Au canular refugreenergy

En ce dernier jour de septembre, il pleut sur les passants qui déambulent à Bruxelles, entre la Grand-Place et la Bourse. Sous une tonnelle bleue, un vélo a été fixé sur quelques mètres carrés de gazon artificiel. Il est relié par des câbles à trois batteries. Les batteries sont alimentées en pédalant. De zélés apôtres en tee-shirt blanc partent à la rencontre des badauds. Ils portent – en français, anglais, espagnol… – la bonne parole de Refugreenergy, une start-up qui veut produire de l’électricité verte tout en donnant 24 heures de légalité aux migrants sans papiers. Le principe ? Les réfugiés pédalent, livrent l’électricité partout dans Bruxelles et gagnent un peu d’argent et de sursis.
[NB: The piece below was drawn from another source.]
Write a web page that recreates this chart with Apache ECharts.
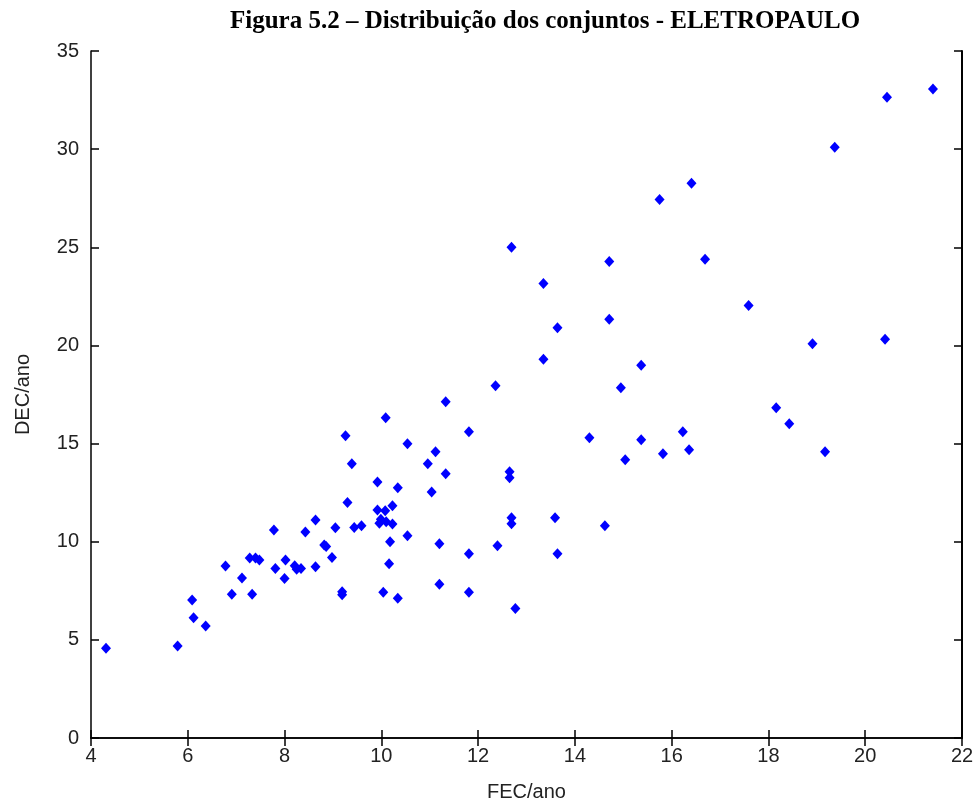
<!DOCTYPE html>
<html>
<head>
<meta charset="utf-8">
<script src="https://cdn.jsdelivr.net/npm/echarts@6/dist/echarts.min.js"></script>
<style>
html, body { margin: 0; padding: 0; background: #fff; }
#chart { width: 979px; height: 809px; }
</style>
</head>
<body>
<div id="chart"></div>
<script>
// FEC/ano (x) e DEC/ano (y) de cada conjunto
var fec = [4.31, 5.79, 6.09, 6.12, 6.37, 6.78, 6.91, 7.12, 7.33, 7.28, 7.40, 7.48, 7.78, 7.81, 8.02, 8.00,
    8.21, 8.25, 8.34, 8.43, 8.64, 8.64, 8.82, 8.86, 8.98, 9.05, 9.19, 9.19, 9.30, 9.44, 9.59, 9.26,
    9.39, 9.92, 9.92, 10.08, 10.23, 9.99, 9.96, 10.10, 10.23, 10.54, 10.18, 10.16, 10.04, 10.34, 10.34, 10.09,
    10.54, 11.04, 10.96, 11.12, 11.33, 11.33, 11.20, 11.20, 11.81, 11.81, 11.81, 12.36, 12.40, 12.65, 12.65, 12.69,
    12.69, 12.77, 12.69, 13.35, 13.35, 13.64, 13.59, 13.64, 14.30, 14.62, 14.71, 14.71, 14.95, 15.04, 15.37, 15.37,
    15.75, 15.82, 16.23, 16.36, 16.41, 16.69, 17.59, 18.16, 18.43, 18.91, 19.17, 19.37, 20.41, 20.45, 21.40];
var dec = [4.57, 4.69, 7.03, 6.13, 5.70, 8.76, 7.32, 8.15, 7.32, 9.17, 9.17, 9.07, 10.60, 8.64, 9.07, 8.13,
    8.78, 8.60, 8.64, 10.49, 11.10, 8.73, 9.83, 9.75, 9.20, 10.71, 7.30, 7.45, 12.00, 10.72, 10.81, 15.40,
    13.97, 13.04, 11.61, 11.58, 11.83, 11.14, 10.94, 11.02, 10.90, 10.31, 10.00, 8.88, 7.42, 7.12, 12.75, 16.32,
    14.99, 12.53, 13.97, 14.58, 13.46, 17.13, 9.90, 7.83, 15.60, 9.39, 7.42, 17.95, 9.80, 13.57, 13.26, 11.22,
    10.91, 6.60, 25.00, 23.16, 19.29, 20.90, 11.22, 9.39, 15.30, 10.81, 24.27, 21.33, 17.85, 14.18, 18.99, 15.20,
    27.44, 14.48, 15.60, 14.69, 28.26, 24.39, 22.04, 16.83, 16.01, 20.09, 14.58, 30.10, 20.31, 32.65, 33.06];

var pontos = [];
for (var i = 0; i < fec.length; i++) {
    pontos.push([fec[i], dec[i]]);
}

var fonteEixo = 'Liberation Sans';
var corTexto = '#222';

var option = {
    animation: false,
    title: {
        text: 'Figura 5.2 – Distribuição dos conjuntos - ELETROPAULO',
        left: 540,
        top: 4,
        textAlign: 'center',
        textStyle: {
            fontFamily: 'Liberation Serif',
            fontWeight: 'bold',
            fontSize: 25,
            color: '#000'
        }
    },
    grid: {
        left: 91,
        right: 17,
        top: 51,
        bottom: 71
    },
    xAxis: [{
        type: 'value',
        min: 4,
        max: 22,
        interval: 2,
        name: 'FEC/ano',
        nameLocation: 'middle',
        nameGap: 44,
        nameTextStyle: { fontFamily: fonteEixo, fontSize: 20, color: corTexto },
        axisLine: { lineStyle: { color: '#000', width: 1.5 } },
        axisTick: { inside: true, length: 8, lineStyle: { color: '#000', width: 1.5 } },
        axisLabel: { fontFamily: fonteEixo, fontSize: 20, color: corTexto, margin: 8 },
        splitLine: { show: false }
    }, {
        type: 'value',
        position: 'top',
        min: 4,
        max: 22,
        interval: 2,
        axisLine: { lineStyle: { color: '#000', width: 1.5 } },
        axisTick: { inside: true, length: 8, lineStyle: { color: '#000', width: 1.5 } },
        axisLabel: { show: false },
        splitLine: { show: false }
    }],
    yAxis: [{
        type: 'value',
        min: 0,
        max: 35,
        interval: 5,
        name: 'DEC/ano',
        nameLocation: 'middle',
        nameGap: 58,
        nameTextStyle: { fontFamily: fonteEixo, fontSize: 20, color: corTexto },
        axisLine: { lineStyle: { color: '#000', width: 1.5 } },
        axisTick: { inside: true, length: 8, lineStyle: { color: '#000', width: 1.5 } },
        axisLabel: { fontFamily: fonteEixo, fontSize: 20, color: corTexto, margin: 12 },
        splitLine: { show: false }
    }, {
        type: 'value',
        position: 'right',
        min: 0,
        max: 35,
        interval: 5,
        axisLine: { lineStyle: { color: '#000', width: 2 } },
        axisTick: { inside: true, length: 8, lineStyle: { color: '#000', width: 1.5 } },
        axisLabel: { show: false },
        splitLine: { show: false }
    }],
    series: [{
        type: 'scatter',
        xAxisIndex: 0,
        yAxisIndex: 0,
        symbol: 'diamond',
        symbolSize: [10, 11],
        itemStyle: { color: '#0000ff', opacity: 1 },
        data: pontos
    }]
};

var chart = echarts.init(document.getElementById('chart'));
chart.setOption(option);
</script>
</body>
</html>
Une fille aux longs cheveux châtains se présente aux passants : Sylvie Lenoir. Elle fait une thèse postdoctorale en écologie. Elle énumère les avantages de Refugreenergy : l’électricité est verte, les sans-papiers sont un peu plus légaux. Les interlocuteurs commencent par trouver l’initiative ingénieuse. Des noms belges, français, serbes, américains garnissent rapidement le formulaire d’inscription à la mailing list.

Combien seront payés les réfugiés, demande quelqu’un ? Un euro soixante. Par jour.  » C’est généreux. Nous sommes au-dessus du prix du marché pour l’électricité. Nous ne serons pas rentables avant plusieurs années.  » Ce montant est un grain de sable. Il fige les sourires.  » C’est scandaleux, voyons !  » Un grand Noir s’emporte et sa voix porte. Les réfugiés ont traversé des épreuves inimaginables pour arriver ici, ce n’est pas pour devenir des forçats de la pédale.

Pendant qu’il proteste, Noël Godin, spécialiste des coups fourrés (à la crème fraîche), regarde la scène de loin. Le CEO de la start-up prend une grande respiration et le micro :  » En fait, c’est une blague.  » L’homme énervé lui tombe dans les bras. Si Noël Godin est là, c’est pour applaudir une action d’art vivant dans la ville qui accueille le festival Signal, organisé par le Cifas (Centre international de formation en arts du spectacle).

Sylvie ? C’est une comédienne. Le vélo ? Un Villo bardé d’autocollants. Les batteries ? Des boîtiers d’ordinateurs. L’idée est née dans un débat démocratique l’après-midi du 27 septembre. Site Web, logo, vélo, batterie : tout devait être prêt le 30 à 14 heures. Plusieurs équipes se sont réparti les tâches : fabriquer les objets supports du canular, créer un logo, monter une vidéo publicitaire, mettre le site en ligne, etc. Cette mascarade a été élaborée pendant une résidence artistique, à la Fabrique de théâtre à Frameries. L’équipe est constituée de comédiens qui ont répondu à un appel à projets. A la baguette : le duo des Yes Men, les spécialistes américains des canulars à message (voir Le Vif/L’Express du 29 septembre). Refugreenergy est au confluent de trois envies : parler de l’anthropocène (ère géologique caractérisée par l’impact de l’homme sur son environnement), sensibiliser au problème des réfugiés menacés de rafle dans le parc Maximilien et l’uberisation de la société.

Lundi 2 octobre, sur levif.be, nous publions un article informant de l’initiative, sans dévoiler sa vraie nature. Les consultations se succèdent. Le 3, un  » communiqué officiel  » est lancé. Le 4, un autre annonce qu’il s’agit d’un canular. Et nous publions un deuxième article, rédigé depuis l’avant-veille, expliquant les coulisses. L’histoire d’une fake news imaginée pour provoquer de vraies solutions.